The eighth assignment of error is the presentation of the same supposed error in another form and complains that the court refused instruction No. 8 that should have been given. The charge sets out the recitals in the bond, and then instructs the jury: “It is the duty and province of the court to construe the same * * * as to the legal effect * * * under the terms and provisions of said contract above set forth that if said Joseph Herspring placed in said building machinery, tools, and stock which would stand as security for rent of the premises thereafter that then and in that event the said Joseph Herspring complied with the terms of said bond, it being shown by the undisputed evidence and the pleading of the parties that he took possession of the said premises on or about the 1st day of September, 1909, and thereby complied with the provision of the bond.
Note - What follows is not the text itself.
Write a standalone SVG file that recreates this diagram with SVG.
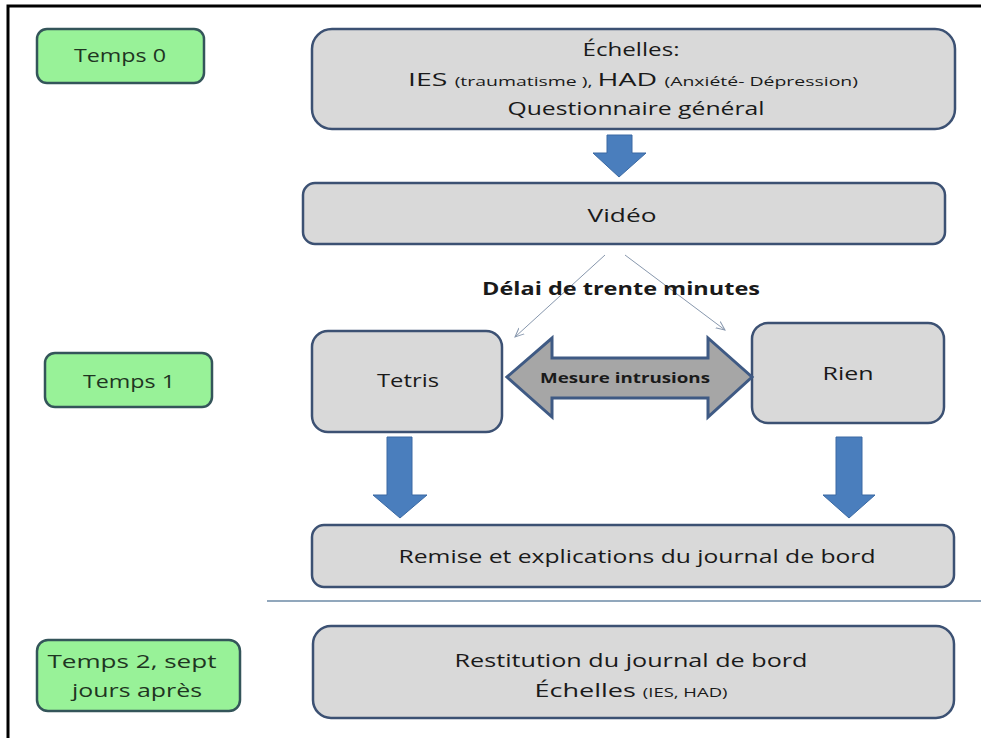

The court also instructs you that it is wholly immaterial as to what may have been the character, quality, or value of the machinery, tools, and stock so placed in said building, if they were placed there by said Herspring so that same became security for rents.” This charge was error. If it were a correct charge in the light of the testimony, then the court would have erred in not instructing a verdict. If placing some of the articles in the store in connection with Her-spring’s occupancy for two months would have satisfied the bond, appellees would have no standing in court, for it is undisputed that he did put some there.
We have carefully considered each and every- one of the errors assigned, and propositions thereunder, and overrule them all.
Affirmed.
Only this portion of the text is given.